As much as I enjoyed the previous books, they were all just a prelude. The Deathly Hallows was everything I had hoped it would be and more.

There were two main fears that I had, where I was worried Rowling might utterly fuck the story up.

1. Bringing Dumbledore back from the dead.

2. Making Snape the villain after all.

I knew that 2 wasn't likely, because it simply didn't make any sense thematically. The whole point of a character like Snape is the moral ambiguity. His big story was that he was a complete prick, and yet absolutely heroic. A wonderfully morally ambiguous character (my favourite sort of character, cf. Gollum & Javert), the ambiguity seemingly shattered with the murder of Dumbledore.

The best thing was that, while I knew Snape had to be a good guy, no matter how hard I tried I couldn't work out how. It wasn't enough for him to redeem himself after being evil, like Narcissa - his character only worked if he was good all along. The euthanasia angle was inspired, and Snape's unrequited love story was beautifully heart-breaking in its own twisted way, and Snape's patronus was a wonderful touch.

Thank you JK, now more than ever, Snape is one of the greatest characters ever put to paper (and not for any smutty slash reasons, either).

As for my other fear, I've maintained all along that that would have been terrible writing to resurrect Dumbledore, as it would have completely nullified the impact of the ending of the sixth book, and degraded the reason for Harry to steel himself for this quest in the first place.

When I first read book six, I felt that the best way to keep Dumbledore alive in book seven was to have him helping Harry from beyond the grave. And, again, Rowling didn't dissappoint. I thought this was done brilliantly, especially in the way it fleshed out Dumbledore's story far more than in any book previous. We really got to see why Dumbledore was the way that he was. In a wonderful juxtaposition, Dumbledore became even more the exalted god-like figure, affecting the story from beyond the grave, and appearing to Harry after death - and yet we finally get to see Dumbledore the man, warts and all.

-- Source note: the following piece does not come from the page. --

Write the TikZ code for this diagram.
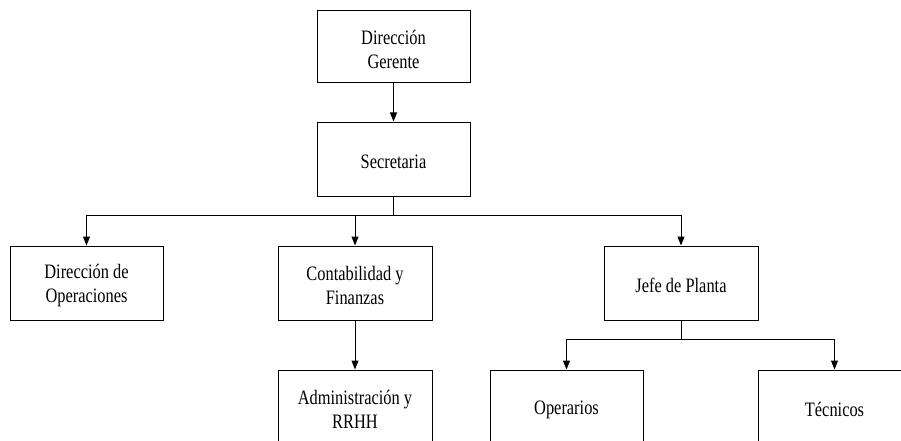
\documentclass[tikz,border=0pt]{standalone}
\usepackage{fontspec}
\setmainfont[FakeStretch=0.8]{Liberation Serif}
\usetikzlibrary{arrows.meta}
\begin{document}
\begin{tikzpicture}[x=1pt,y=-1pt,
  box/.style={draw=black,line width=1pt,minimum width=153pt,minimum height=74pt,inner sep=0pt},
  txt/.style={inner sep=0pt,align=center,font=\fontsize{20.5}{24}\selectfont},
  conn/.style={draw=black,line width=1pt},
  arr/.style={conn,-{Triangle[length=9pt,width=7pt]}}]
\clip (0,0) rectangle (901,441);
\fill[white] (0,0) rectangle (901,441);
\node[box,minimum height=72pt] (dg) at (393.5,47) {};
\node[box] (sec) at (393.5,159) {};
\node[box] (ops) at (86.5,283) {};
\node[box,minimum width=154pt] (cont) at (355,283) {};
\node[box,minimum width=154pt] (jefe) at (681,283) {};
\node[box,minimum width=154pt] (adm) at (355,407) {};
\node[box] (oper) at (566.5,407) {};
\node[box] (tec) at (834.5,407) {};
\node[txt] (dgt) at ([yshift=-2.5pt]dg.center) {Dirección\\Gerente};
\node[txt] (sect) at ([yshift=-2.5pt]sec.center) {Secretaria};
\node[txt] (opst) at ([yshift=-2.5pt]ops.center) {Dirección de\\Operaciones};
\node[txt] (contt) at ([yshift=-2.5pt]cont.center) {Contabilidad y\\Finanzas};
\node[txt] (jefet) at ([yshift=-2.5pt]jefe.center) {Jefe de Planta};
\node[txt] (admt) at ([yshift=-2.5pt]adm.center) {Administración y\\RRHH};
\node[txt] (opert) at ([yshift=-2.5pt]oper.center) {Operarios};
\node[txt] (tect) at ([yshift=-2.5pt]tec.center) {Técnicos};
\coordinate (b1) at (393.5,215);
\coordinate (b2) at (681,339);
\draw[arr] (dg) -- (sec);
\draw[arr] (sec.south) -- (b1) -| (ops.north);
\draw[arr] (b1) -| (cont.north);
\draw[arr] (b1) -| (jefe.north);
\draw[arr] (cont) -- (adm);
\draw[arr] (jefe.south) -- (b2) -| (oper.north);
\draw[arr] (b2) -| (tec.north);
\end{tikzpicture}
\end{document}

Another wonderful character, made all the more magnificent because he is, after all, only human.

So, it's the fluidity of morality, one of my favourite themes, that is really explored in The Deathly Hallows. We see the good guys using unforgivable curses (including the dreaded Aveda Kedavra), the bad guys doing good for the love of their children, and my favourite of all, the question of what would you do for the greater good, and at what point have you gone too far?


ETA: I totally cried when Dobby died.